Il segretario generale del sindacato della Fiom parla al CorSera e avvisa: “Mittal non vuole investire sul polo siderurgico di Taranto”
Ilva, un affare di Stato. Volente o nolente. Parole, promesse, garanzie, tutto andato in fumo, ma non da adesso da anni. Ancora riecheggiano le parole dell’allora Ministro Calenda che si vantava di aver risolto la situazione del polo siderurgico di Taranto, ora a distanza di anni tutto ritorna indietro, come se fosse un gioco dell’oca. E, come spesso succede, le promesse dei politici a tanti lavoratori restano e sono carta straccia. E in tutti i sensi. Ma non è stato solo Calenda, prima di lui altri e anche altri dopo di lui. Ora si è al punto di partenza, con Ilva che è sospeso come sempre, un tira e molla snervante per tanti lavoratori. E le loro responsabilità le hanno anche i i sindacati, sia ben chiaro.
Uno di loro, Michele De Palma, segretario della Fiom-Cigl, cerca di spiegare e portare avanti una sua idea, che poi non è proprio una trovata geniale, ma tant’è. “È stato un anno duro per i metalmeccanici Abbiamo provato a difendere l’occupazione in situazioni sempre più complesse, da Ilva a Stellantis. Alcune battaglie hanno raggiunto gli obiettivi, penso alla reindustrializzazione di Marelli a Crevalcore o alla Whirlpool a Napoli o alla Gkn con la revoca dei licenziamenti, ma restano tante vertenze che ci preoccupano”.
Ilva è una delle maggiori aziende a livello nazionale riguardo all’acciaio e alla siderurgia. Un polo importante, ma spesso dimenticato per quanta importanza ricopre e potrebbe ricoprire. La storia recente in sintesi da parte di De Palma: “Nell’incontro a Palazzo Chigi c’è stato scontro. A detta del Governo gli scenari sono tre: Mittal mette le risorse per la ripartenza degli impianti; l’amministrazione straordinaria; lo Stato che si riprende la maggioranza della società, come chiediamo noi“.

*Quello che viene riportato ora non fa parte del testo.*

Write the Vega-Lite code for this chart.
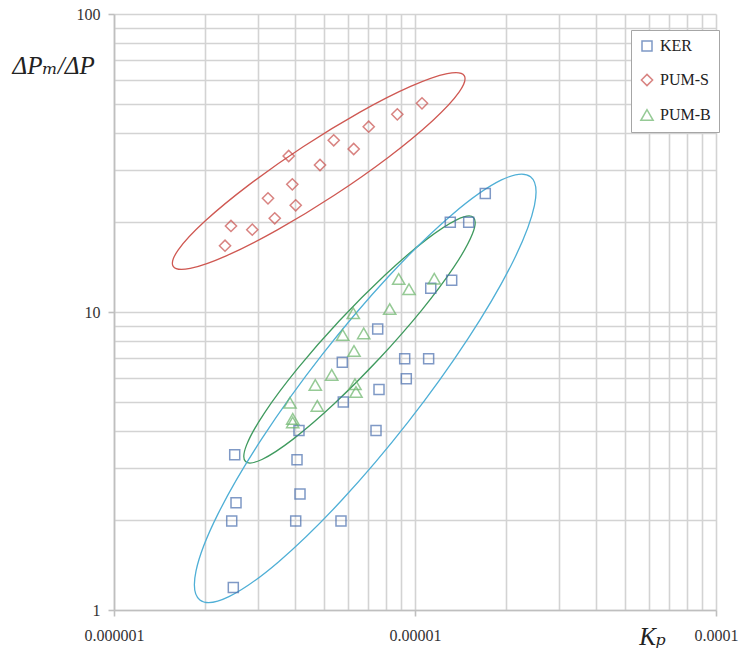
{
  "$schema": "https://vega.github.io/schema/vega-lite/v6.json",
  "width": 602,
  "height": 596,
  "autosize": {"type": "none"},
  "padding": {"left": 114, "top": 14, "right": 25, "bottom": 44},
  "background": "white",
  "config": {
    "view": {"stroke": null},
    "font": "Liberation Serif, DejaVu Serif, serif",
    "axis": {"labelFont": "Liberation Serif, DejaVu Serif, serif", "titleFont": "Liberation Serif, DejaVu Serif, serif"},
    "legend": {"labelFont": "Liberation Serif, DejaVu Serif, serif"}
  },
  "datasets": {
    "pts": [
      {"series": "KER", "Kp": 1.712e-5, "ratio": 25.0},
      {"series": "KER", "Kp": 1.310e-5, "ratio": 20.0},
      {"series": "KER", "Kp": 1.508e-5, "ratio": 20.0},
      {"series": "KER", "Kp": 1.324e-5, "ratio": 12.78},
      {"series": "KER", "Kp": 1.128e-5, "ratio": 12.01},
      {"series": "KER", "Kp": 7.518e-6, "ratio": 8.77},
      {"series": "KER", "Kp": 5.734e-6, "ratio": 6.78},
      {"series": "KER", "Kp": 9.242e-6, "ratio": 6.97},
      {"series": "KER", "Kp": 1.110e-5, "ratio": 6.97},
      {"series": "KER", "Kp": 9.356e-6, "ratio": 5.97},
      {"series": "KER", "Kp": 7.593e-6, "ratio": 5.49},
      {"series": "KER", "Kp": 5.778e-6, "ratio": 4.99},
      {"series": "KER", "Kp": 4.117e-6, "ratio": 4.0},
      {"series": "KER", "Kp": 7.421e-6, "ratio": 4.0},
      {"series": "KER", "Kp": 2.518e-6, "ratio": 3.32},
      {"series": "KER", "Kp": 4.055e-6, "ratio": 3.19},
      {"series": "KER", "Kp": 4.149e-6, "ratio": 2.45},
      {"series": "KER", "Kp": 2.543e-6, "ratio": 2.29},
      {"series": "KER", "Kp": 2.461e-6, "ratio": 1.99},
      {"series": "KER", "Kp": 4.015e-6, "ratio": 1.99},
      {"series": "KER", "Kp": 5.677e-6, "ratio": 1.99},
      {"series": "KER", "Kp": 2.491e-6, "ratio": 1.19},
      {"series": "PUM-S", "Kp": 2.338e-6, "ratio": 16.69},
      {"series": "PUM-S", "Kp": 2.447e-6, "ratio": 19.44},
      {"series": "PUM-S", "Kp": 2.880e-6, "ratio": 18.89},
      {"series": "PUM-S", "Kp": 3.420e-6, "ratio": 20.63},
      {"series": "PUM-S", "Kp": 3.248e-6, "ratio": 24.07},
      {"series": "PUM-S", "Kp": 4.015e-6, "ratio": 22.81},
      {"series": "PUM-S", "Kp": 3.912e-6, "ratio": 26.82},
      {"series": "PUM-S", "Kp": 3.805e-6, "ratio": 33.38},
      {"series": "PUM-S", "Kp": 4.835e-6, "ratio": 31.14},
      {"series": "PUM-S", "Kp": 5.370e-6, "ratio": 37.69},
      {"series": "PUM-S", "Kp": 6.256e-6, "ratio": 35.24},
      {"series": "PUM-S", "Kp": 7.018e-6, "ratio": 41.86},
      {"series": "PUM-S", "Kp": 8.735e-6, "ratio": 46.06},
      {"series": "PUM-S", "Kp": 1.055e-5, "ratio": 50.15},
      {"series": "PUM-B", "Kp": 8.828e-6, "ratio": 12.90},
      {"series": "PUM-B", "Kp": 1.159e-5, "ratio": 12.93},
      {"series": "PUM-B", "Kp": 9.552e-6, "ratio": 11.92},
      {"series": "PUM-B", "Kp": 8.240e-6, "ratio": 10.23},
      {"series": "PUM-B", "Kp": 6.238e-6, "ratio": 9.90},
      {"series": "PUM-B", "Kp": 5.752e-6, "ratio": 8.37},
      {"series": "PUM-B", "Kp": 6.754e-6, "ratio": 8.48},
      {"series": "PUM-B", "Kp": 6.271e-6, "ratio": 7.40},
      {"series": "PUM-B", "Kp": 5.288e-6, "ratio": 6.15},
      {"series": "PUM-B", "Kp": 4.664e-6, "ratio": 5.69},
      {"series": "PUM-B", "Kp": 6.319e-6, "ratio": 5.72},
      {"series": "PUM-B", "Kp": 6.368e-6, "ratio": 5.39},
      {"series": "PUM-B", "Kp": 3.843e-6, "ratio": 4.96},
      {"series": "PUM-B", "Kp": 4.736e-6, "ratio": 4.84},
      {"series": "PUM-B", "Kp": 3.924e-6, "ratio": 4.38},
      {"series": "PUM-B", "Kp": 3.924e-6, "ratio": 4.26}
    ],
    "ell": [
      {"series": "PUM-S", "idx": 0, "Kp": 1.457e-5, "ratio": 62.13},
      {"series": "PUM-S", "idx": 1, "Kp": 1.401e-5, "ratio": 54.68},
      {"series": "PUM-S", "idx": 2, "Kp": 1.144e-5, "ratio": 43.86},
      {"series": "PUM-S", "idx": 3, "Kp": 8.183e-6, "ratio": 33.15},
      {"series": "PUM-S", "idx": 4, "Kp": 5.393e-6, "ratio": 24.65},
      {"series": "PUM-S", "idx": 5, "Kp": 3.490e-6, "ratio": 18.86},
      {"series": "PUM-S", "idx": 6, "Kp": 2.370e-6, "ratio": 15.46},
      {"series": "PUM-S", "idx": 7, "Kp": 1.791e-6, "ratio": 14.00},
      {"series": "PUM-S", "idx": 8, "Kp": 1.573e-6, "ratio": 14.22},
      {"series": "PUM-S", "idx": 9, "Kp": 1.635e-6, "ratio": 16.16},
      {"series": "PUM-S", "idx": 10, "Kp": 2.003e-6, "ratio": 20.15},
      {"series": "PUM-S", "idx": 11, "Kp": 2.801e-6, "ratio": 26.65},
      {"series": "PUM-S", "idx": 12, "Kp": 4.250e-6, "ratio": 35.85},
      {"series": "PUM-S", "idx": 13, "Kp": 6.566e-6, "ratio": 46.86},
      {"series": "PUM-S", "idx": 14, "Kp": 9.668e-6, "ratio": 57.15},
      {"series": "PUM-S", "idx": 15, "Kp": 1.279e-5, "ratio": 63.10},
      {"series": "PUM-B", "idx": 0, "Kp": 1.564e-5, "ratio": 20.77},
      {"series": "PUM-B", "idx": 1, "Kp": 1.552e-5, "ratio": 18.29},
      {"series": "PUM-B", "idx": 2, "Kp": 1.351e-5, "ratio": 14.22},
      {"series": "PUM-B", "idx": 3, "Kp": 1.053e-5, "ratio": 10.15},
      {"series": "PUM-B", "idx": 4, "Kp": 7.628e-6, "ratio": 6.995},
      {"series": "PUM-B", "idx": 5, "Kp": 5.401e-6, "ratio": 4.929},
      {"series": "PUM-B", "idx": 6, "Kp": 3.937e-6, "ratio": 3.745},
      {"series": "PUM-B", "idx": 7, "Kp": 3.101e-6, "ratio": 3.200},
      {"series": "PUM-B", "idx": 8, "Kp": 2.736e-6, "ratio": 3.148},
      {"series": "PUM-B", "idx": 9, "Kp": 2.756e-6, "ratio": 3.575},
      {"series": "PUM-B", "idx": 10, "Kp": 3.167e-6, "ratio": 4.598},
      {"series": "PUM-B", "idx": 11, "Kp": 4.064e-6, "ratio": 6.443},
      {"series": "PUM-B", "idx": 12, "Kp": 5.608e-6, "ratio": 9.347},
      {"series": "PUM-B", "idx": 13, "Kp": 7.921e-6, "ratio": 13.26},
      {"series": "PUM-B", "idx": 14, "Kp": 1.087e-5, "ratio": 17.46},
      {"series": "PUM-B", "idx": 15, "Kp": 1.380e-5, "ratio": 20.43},
      {"series": "KER", "idx": 0, "Kp": 2.420e-5, "ratio": 28.44},
      {"series": "KER", "idx": 1, "Kp": 2.493e-5, "ratio": 22.74},
      {"series": "KER", "idx": 2, "Kp": 2.109e-5, "ratio": 14.66},
      {"series": "KER", "idx": 3, "Kp": 1.502e-5, "ratio": 8.155},
      {"series": "KER", "idx": 4, "Kp": 9.495e-6, "ratio": 4.277},
      {"series": "KER", "idx": 5, "Kp": 5.707e-6, "ratio": 2.334},
      {"series": "KER", "idx": 6, "Kp": 3.526e-6, "ratio": 1.453},
      {"series": "KER", "idx": 7, "Kp": 2.409e-6, "ratio": 1.109},
      {"series": "KER", "idx": 8, "Kp": 1.929e-6, "ratio": 1.081},
      {"series": "KER", "idx": 9, "Kp": 1.873e-6, "ratio": 1.353},
      {"series": "KER", "idx": 10, "Kp": 2.214e-6, "ratio": 2.097},
      {"series": "KER", "idx": 11, "Kp": 3.107e-6, "ratio": 3.771},
      {"series": "KER", "idx": 12, "Kp": 4.916e-6, "ratio": 7.191},
      {"series": "KER", "idx": 13, "Kp": 8.179e-6, "ratio": 13.18},
      {"series": "KER", "idx": 14, "Kp": 1.324e-5, "ratio": 21.17},
      {"series": "KER", "idx": 15, "Kp": 1.938e-5, "ratio": 27.74}
    ]
  },
  "encoding": {
    "x": {
      "field": "Kp",
      "type": "quantitative",
      "scale": {"type": "log", "domain": [0.000001, 0.0001], "nice": false},
      "axis": {
        "values": [0.000001, 0.000002, 0.000003, 0.000004, 0.000005, 0.000006, 0.000007, 0.000008, 0.000009, 0.00001, 0.00002, 0.00003, 0.00004, 0.00005, 0.00006, 0.00007, 0.00008, 0.00009, 0.0001],
        "grid": true,
        "gridColor": "#d3d3d3",
        "gridWidth": 1.6,
        "domainColor": "#bfbfbf",
        "domainWidth": 1.6,
        "tickColor": "#bfbfbf",
        "tickWidth": 1.6,
        "tickSize": 6,
        "tickOpacity": {"condition": {"test": "datum.value == 0.000001 || datum.value == 0.00001 || datum.value == 0.0001", "value": 1}, "value": 0},
        "labelExpr": "datum.value == 0.000001 ? '0.000001' : datum.value == 0.00001 ? '0.00001' : datum.value == 0.0001 ? '0.0001' : ''",
        "labelFontSize": 16,
        "labelColor": "#333333",
        "labelPadding": 11,
        "labelFlush": false,
        "labelOverlap": false,
        "title": "Kₚ",
        "titleFontStyle": "italic",
        "titleFontWeight": "normal",
        "titleFontSize": 25,
        "titleColor": "#222222",
        "titleX": 538,
        "titleY": 26,
        "titleAlign": "center",
        "titleBaseline": "middle"
      }
    },
    "y": {
      "field": "ratio",
      "type": "quantitative",
      "scale": {"type": "log", "domain": [1, 100], "nice": false},
      "axis": {
        "values": [1, 2, 3, 4, 5, 6, 7, 8, 9, 10, 20, 30, 40, 50, 60, 70, 80, 90, 100],
        "grid": true,
        "gridColor": "#d3d3d3",
        "gridWidth": 1.6,
        "domainColor": "#bfbfbf",
        "domainWidth": 1.6,
        "tickColor": "#bfbfbf",
        "tickWidth": 1.6,
        "tickSize": 6,
        "tickOpacity": {"condition": {"test": "datum.value == 1 || datum.value == 10 || datum.value == 100", "value": 1}, "value": 0},
        "labelExpr": "datum.value == 100 ? '100' : datum.value == 10 ? '10' : datum.value == 1 ? '1' : ''",
        "labelFontSize": 16,
        "labelColor": "#333333",
        "labelPadding": 8,
        "labelOverlap": false,
        "labelFlush": false,
        "title": "ΔPₘ/ΔP",
        "titleFontStyle": "italic",
        "titleFontWeight": "normal",
        "titleFontSize": 25,
        "titleColor": "#222222",
        "titleAngle": 0,
        "titleX": -102,
        "titleY": 51,
        "titleAlign": "left",
        "titleBaseline": "middle"
      }
    }
  },
  "layer": [
    {
      "data": {"name": "ell"},
      "mark": {"type": "line", "interpolate": "cardinal-closed", "strokeWidth": 1.3},
      "encoding": {
        "stroke": {
          "field": "series",
          "type": "nominal",
          "scale": {"domain": ["PUM-S", "PUM-B", "KER"], "range": ["#cf5852", "#3f9a5e", "#4fafd6"]},
          "legend": null
        },
        "order": {"field": "idx", "type": "quantitative"}
      }
    },
    {
      "data": {"name": "pts"},
      "mark": {"type": "point", "filled": false, "strokeWidth": 1.5},
      "encoding": {
        "color": {
          "field": "series",
          "type": "nominal",
          "scale": {"domain": ["KER", "PUM-S", "PUM-B"], "range": ["#4a6fae", "#c9504d", "#6ab56a"]},
          "legend": {
            "title": null,
            "orient": "none",
            "legendX": 517,
            "legendY": 16,
            "padding": 8,
            "rowPadding": 17,
            "fillColor": "white",
            "strokeColor": "#a6a6a6",
            "labelFontSize": 16,
            "labelColor": "#222222",
            "labelOffset": 5,
            "symbolStrokeWidth": 1.5
          }
        },
        "shape": {
          "field": "series",
          "type": "nominal",
          "scale": {"domain": ["KER", "PUM-S", "PUM-B"], "range": ["square", "diamond", "triangle-up"]},
          "legend": {
            "title": null,
            "orient": "none",
            "legendX": 517,
            "legendY": 16,
            "padding": 8,
            "rowPadding": 17,
            "fillColor": "white",
            "strokeColor": "#a6a6a6",
            "labelFontSize": 16,
            "labelColor": "#222222",
            "labelOffset": 5,
            "symbolStrokeWidth": 1.5
          }
        },
        "size": {
          "field": "series",
          "type": "ordinal",
          "scale": {"domain": ["KER", "PUM-S", "PUM-B"], "range": [100, 150, 150]},
          "legend": {
            "title": null,
            "orient": "none",
            "legendX": 517,
            "legendY": 16,
            "padding": 8,
            "rowPadding": 17,
            "fillColor": "white",
            "strokeColor": "#a6a6a6",
            "labelFontSize": 16,
            "labelColor": "#222222",
            "labelOffset": 5,
            "symbolStrokeWidth": 1.5
          }
        }
      }
    }
  ]
}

Motivo? Ed è lo stesso segretario della Fiom-Cigl che lo spiega con chiarezza: “Perché Mittal non ha voluto investire nell’azienda e siamo arrivati a una situazione disastrosa da tutti i punti di vista, con 20mila posti di lavoro, indotto compreso, a rischio. Inoltre, un Paese senza la siderurgia è un Paese che sceglie di fare a meno dell’industria e questo non possiamo permettercelo. Pensiamo solo all’acciaio che serve per la produzione automobilistica“.